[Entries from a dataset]
────

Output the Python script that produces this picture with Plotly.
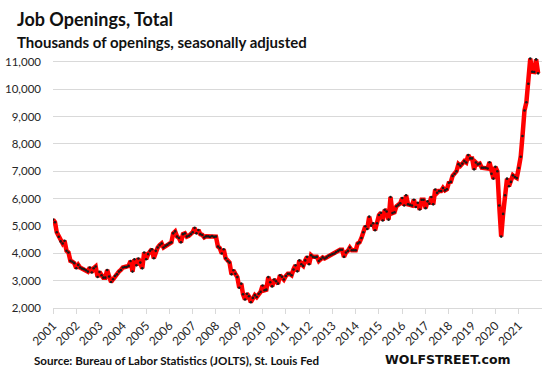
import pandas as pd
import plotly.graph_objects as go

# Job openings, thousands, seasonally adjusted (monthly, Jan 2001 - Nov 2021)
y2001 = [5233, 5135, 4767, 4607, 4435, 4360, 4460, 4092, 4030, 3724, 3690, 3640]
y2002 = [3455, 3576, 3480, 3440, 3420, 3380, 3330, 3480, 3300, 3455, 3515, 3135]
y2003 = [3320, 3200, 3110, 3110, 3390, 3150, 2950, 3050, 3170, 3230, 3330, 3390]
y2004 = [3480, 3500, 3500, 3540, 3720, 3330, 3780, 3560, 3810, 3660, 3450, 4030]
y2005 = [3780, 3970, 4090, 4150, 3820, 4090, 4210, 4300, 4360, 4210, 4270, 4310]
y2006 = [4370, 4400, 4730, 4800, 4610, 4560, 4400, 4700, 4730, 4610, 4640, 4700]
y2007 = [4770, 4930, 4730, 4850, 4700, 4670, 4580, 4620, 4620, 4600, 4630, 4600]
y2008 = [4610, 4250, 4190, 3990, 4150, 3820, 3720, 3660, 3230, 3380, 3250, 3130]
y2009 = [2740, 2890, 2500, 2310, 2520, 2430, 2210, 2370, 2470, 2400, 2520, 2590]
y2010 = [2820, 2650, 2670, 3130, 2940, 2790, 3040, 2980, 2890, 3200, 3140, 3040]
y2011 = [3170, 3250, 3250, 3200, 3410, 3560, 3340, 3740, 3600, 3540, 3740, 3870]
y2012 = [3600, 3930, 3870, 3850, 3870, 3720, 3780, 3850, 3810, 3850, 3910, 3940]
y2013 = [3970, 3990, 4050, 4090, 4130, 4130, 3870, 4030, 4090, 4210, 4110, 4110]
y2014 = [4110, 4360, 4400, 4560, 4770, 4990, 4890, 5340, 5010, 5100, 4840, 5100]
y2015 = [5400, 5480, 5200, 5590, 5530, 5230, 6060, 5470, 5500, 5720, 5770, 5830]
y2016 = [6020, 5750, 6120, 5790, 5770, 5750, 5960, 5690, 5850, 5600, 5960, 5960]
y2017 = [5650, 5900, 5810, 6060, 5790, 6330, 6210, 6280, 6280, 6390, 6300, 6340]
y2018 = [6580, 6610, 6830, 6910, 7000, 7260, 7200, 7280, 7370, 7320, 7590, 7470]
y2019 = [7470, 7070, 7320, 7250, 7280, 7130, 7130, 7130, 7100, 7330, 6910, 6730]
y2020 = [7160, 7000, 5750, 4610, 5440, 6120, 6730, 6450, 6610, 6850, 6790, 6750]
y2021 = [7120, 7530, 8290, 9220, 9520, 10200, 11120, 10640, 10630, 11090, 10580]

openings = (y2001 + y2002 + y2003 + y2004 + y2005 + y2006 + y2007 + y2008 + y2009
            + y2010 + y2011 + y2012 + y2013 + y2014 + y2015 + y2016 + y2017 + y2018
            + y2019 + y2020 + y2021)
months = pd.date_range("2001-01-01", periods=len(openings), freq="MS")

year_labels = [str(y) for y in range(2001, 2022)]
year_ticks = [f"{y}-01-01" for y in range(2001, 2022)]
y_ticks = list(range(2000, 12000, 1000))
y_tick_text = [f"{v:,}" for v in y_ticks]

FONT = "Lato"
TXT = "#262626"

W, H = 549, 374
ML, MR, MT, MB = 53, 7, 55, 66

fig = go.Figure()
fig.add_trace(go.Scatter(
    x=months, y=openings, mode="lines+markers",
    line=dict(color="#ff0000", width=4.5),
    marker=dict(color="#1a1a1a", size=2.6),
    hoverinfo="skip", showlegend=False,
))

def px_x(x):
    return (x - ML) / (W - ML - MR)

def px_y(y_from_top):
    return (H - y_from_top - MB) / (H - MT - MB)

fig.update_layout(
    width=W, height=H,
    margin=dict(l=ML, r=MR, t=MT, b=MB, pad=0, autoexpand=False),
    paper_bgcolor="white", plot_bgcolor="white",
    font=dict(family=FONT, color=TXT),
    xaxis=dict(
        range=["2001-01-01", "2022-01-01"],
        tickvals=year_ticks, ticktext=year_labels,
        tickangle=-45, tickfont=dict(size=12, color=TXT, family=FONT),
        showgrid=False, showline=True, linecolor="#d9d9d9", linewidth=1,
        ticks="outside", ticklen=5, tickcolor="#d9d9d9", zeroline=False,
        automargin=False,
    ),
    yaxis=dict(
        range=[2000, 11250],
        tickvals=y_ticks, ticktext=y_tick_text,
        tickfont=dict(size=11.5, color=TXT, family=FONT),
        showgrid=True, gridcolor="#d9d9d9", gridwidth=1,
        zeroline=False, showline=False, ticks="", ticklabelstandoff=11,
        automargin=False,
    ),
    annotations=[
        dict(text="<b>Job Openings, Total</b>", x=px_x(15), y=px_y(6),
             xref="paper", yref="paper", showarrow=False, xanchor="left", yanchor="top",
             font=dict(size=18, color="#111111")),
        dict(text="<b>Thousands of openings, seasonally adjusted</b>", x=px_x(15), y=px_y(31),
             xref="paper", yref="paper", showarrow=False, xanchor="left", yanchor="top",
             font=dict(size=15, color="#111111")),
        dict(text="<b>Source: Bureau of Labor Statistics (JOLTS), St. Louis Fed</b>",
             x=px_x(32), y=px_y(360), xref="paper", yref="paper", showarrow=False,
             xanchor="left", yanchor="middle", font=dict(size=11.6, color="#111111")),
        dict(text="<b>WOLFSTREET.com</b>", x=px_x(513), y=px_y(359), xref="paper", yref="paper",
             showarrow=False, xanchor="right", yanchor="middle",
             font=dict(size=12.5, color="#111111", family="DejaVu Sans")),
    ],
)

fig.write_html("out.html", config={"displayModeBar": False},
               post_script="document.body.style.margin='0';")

────

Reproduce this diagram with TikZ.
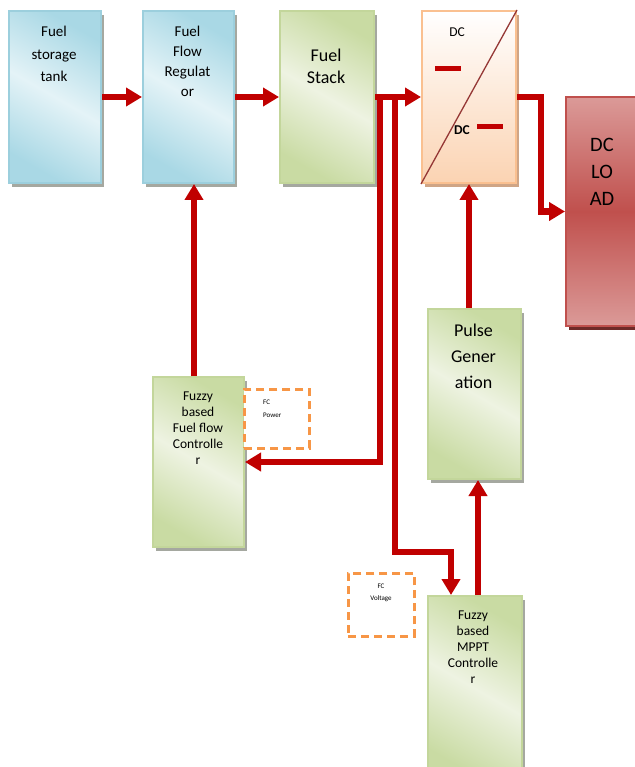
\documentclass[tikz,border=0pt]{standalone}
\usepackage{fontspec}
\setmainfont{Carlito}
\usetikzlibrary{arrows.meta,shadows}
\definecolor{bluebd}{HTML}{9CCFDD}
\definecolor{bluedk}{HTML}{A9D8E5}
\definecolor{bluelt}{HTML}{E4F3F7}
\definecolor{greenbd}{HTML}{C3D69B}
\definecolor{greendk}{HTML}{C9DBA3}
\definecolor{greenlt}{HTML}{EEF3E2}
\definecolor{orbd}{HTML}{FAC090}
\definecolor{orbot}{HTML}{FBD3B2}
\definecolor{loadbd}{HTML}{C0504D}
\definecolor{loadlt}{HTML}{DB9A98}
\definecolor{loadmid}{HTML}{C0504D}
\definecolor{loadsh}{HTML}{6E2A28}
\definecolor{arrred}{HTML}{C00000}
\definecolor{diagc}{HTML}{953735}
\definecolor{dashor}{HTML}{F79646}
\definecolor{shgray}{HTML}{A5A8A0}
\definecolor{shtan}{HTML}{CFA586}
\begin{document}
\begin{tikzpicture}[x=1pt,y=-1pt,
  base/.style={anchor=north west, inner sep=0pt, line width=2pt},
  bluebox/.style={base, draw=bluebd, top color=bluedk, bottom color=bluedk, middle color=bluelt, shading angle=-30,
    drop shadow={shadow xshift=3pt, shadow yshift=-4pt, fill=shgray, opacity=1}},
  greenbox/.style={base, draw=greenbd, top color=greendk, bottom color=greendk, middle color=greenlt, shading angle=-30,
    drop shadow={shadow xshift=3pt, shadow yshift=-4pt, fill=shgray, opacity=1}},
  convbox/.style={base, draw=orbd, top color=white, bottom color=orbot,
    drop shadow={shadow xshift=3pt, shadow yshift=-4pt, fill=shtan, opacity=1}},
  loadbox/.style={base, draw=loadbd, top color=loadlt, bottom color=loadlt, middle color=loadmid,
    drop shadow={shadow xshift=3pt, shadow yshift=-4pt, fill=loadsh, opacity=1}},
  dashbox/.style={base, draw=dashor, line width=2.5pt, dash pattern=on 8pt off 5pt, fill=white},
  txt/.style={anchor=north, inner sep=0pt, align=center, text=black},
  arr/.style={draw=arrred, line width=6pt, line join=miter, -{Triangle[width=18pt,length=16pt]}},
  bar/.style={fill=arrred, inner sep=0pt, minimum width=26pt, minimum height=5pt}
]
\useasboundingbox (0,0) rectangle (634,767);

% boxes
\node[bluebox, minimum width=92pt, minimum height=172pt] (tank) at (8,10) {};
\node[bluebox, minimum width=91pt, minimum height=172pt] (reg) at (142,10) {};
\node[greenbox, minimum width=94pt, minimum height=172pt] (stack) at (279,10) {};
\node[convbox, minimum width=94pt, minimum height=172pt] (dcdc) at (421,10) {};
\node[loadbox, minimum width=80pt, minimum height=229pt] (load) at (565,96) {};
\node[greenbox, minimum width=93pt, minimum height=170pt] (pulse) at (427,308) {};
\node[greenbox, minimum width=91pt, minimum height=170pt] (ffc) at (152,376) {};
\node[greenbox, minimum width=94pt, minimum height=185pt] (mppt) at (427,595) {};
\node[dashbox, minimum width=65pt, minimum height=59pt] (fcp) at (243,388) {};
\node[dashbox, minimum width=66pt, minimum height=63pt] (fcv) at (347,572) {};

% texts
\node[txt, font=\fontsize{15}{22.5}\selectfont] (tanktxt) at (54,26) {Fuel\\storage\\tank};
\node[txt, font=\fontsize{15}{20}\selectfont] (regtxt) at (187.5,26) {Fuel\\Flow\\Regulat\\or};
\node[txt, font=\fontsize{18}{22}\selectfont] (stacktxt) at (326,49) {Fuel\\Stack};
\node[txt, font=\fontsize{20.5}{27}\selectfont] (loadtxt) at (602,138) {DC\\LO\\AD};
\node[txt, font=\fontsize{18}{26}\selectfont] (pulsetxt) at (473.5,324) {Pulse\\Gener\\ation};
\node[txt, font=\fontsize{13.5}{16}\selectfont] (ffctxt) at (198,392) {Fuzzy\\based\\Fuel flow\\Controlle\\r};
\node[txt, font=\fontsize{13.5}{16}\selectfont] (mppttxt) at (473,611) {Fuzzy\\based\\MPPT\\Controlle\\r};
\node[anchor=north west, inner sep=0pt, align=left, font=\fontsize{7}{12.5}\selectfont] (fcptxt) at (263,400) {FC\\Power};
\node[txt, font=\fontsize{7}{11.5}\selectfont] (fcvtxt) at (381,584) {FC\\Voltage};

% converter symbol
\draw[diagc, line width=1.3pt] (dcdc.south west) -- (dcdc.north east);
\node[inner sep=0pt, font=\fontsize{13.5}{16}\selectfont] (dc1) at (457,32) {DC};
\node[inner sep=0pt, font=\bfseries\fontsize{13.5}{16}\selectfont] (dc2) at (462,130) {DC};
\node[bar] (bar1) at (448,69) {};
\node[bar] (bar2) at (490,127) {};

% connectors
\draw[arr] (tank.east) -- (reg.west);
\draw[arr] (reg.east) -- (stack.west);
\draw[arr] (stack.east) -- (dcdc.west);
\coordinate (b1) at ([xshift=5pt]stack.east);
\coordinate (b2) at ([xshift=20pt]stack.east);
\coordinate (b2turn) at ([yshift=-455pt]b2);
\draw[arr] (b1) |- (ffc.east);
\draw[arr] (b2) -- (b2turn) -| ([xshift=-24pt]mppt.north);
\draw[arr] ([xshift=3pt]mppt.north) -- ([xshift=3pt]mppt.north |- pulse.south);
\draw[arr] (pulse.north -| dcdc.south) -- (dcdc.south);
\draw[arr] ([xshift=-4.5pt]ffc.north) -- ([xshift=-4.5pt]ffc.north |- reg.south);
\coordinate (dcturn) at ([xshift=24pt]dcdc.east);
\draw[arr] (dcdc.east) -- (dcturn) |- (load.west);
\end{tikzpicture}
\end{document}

────

JOB
Begin with the line where "Output the Python" appears and end with the line where "import plotly.graph_objects as go" appears. Copy only that stretch, exactly, with no pictures.

FULL OUTPUT
Output the Python script that produces this picture with Plotly.
import pandas as pd
import plotly.graph_objects as go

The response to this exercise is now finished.